Voilà le point délicat. Le ministère de la Défense à Balard est réalisé en partenariat public privé (PPP). Dans cette formule, un groupement, emmené par un major du bâtiment, propose de construire, d’entretenir et de faire fonctionner un équipement. L’utilisateur public (administration pénitentiaire, hôpitaux par exemple) paie une redevance, sorte de loyer, en échange. L’Etat ne paie que ses personnels.

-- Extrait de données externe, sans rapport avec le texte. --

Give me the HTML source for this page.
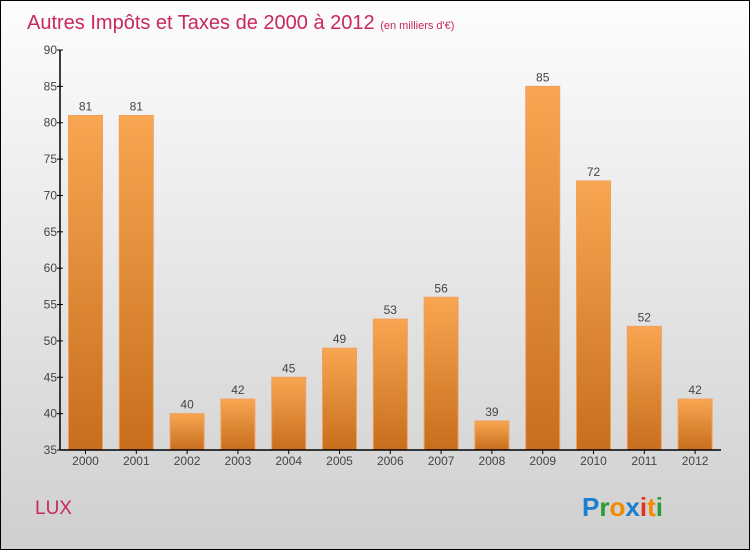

Le calcul des pouvoirs publics tient à l'immédiateté: sans sortir un sou, il va obtenir un équipement neuf. C'est la logique du paiement à crédit. Mais un crédit plus cher que ce que l'Etat aurait obtenu en direct. «Ce qui intéresse le ministère, c'est le montant de la redevance annuelle», a dit Bruno Vieillefosse, qui a piloté la consultation.
Autre avantage possible: masquer du déficit public. Les sommes que vont dépenser ces privés pour construire ne figureront pas dans les débours de l'Etat. «Ce n'est pas vrai, s'est récrié le ministre de la Défense Gérard Longuet ce matin, le PPP ne sert pas à »démaastricher« des dettes...» Il semblerait que la Commission ait quand même fait la leçon aux Anglais qui en abusaient.
Enfin, dans le PPP, tout tient dans le rapport de forces entre le client, l’Etat, et celui qui emporte le marché. Les gagnants signent pour trente ans d’équipements, de maintenance, de nettoyage, de repas... Toute impasse sur une prestation pas prévue dans le contrat, entraînera forcément un nouveau passage à la caisse.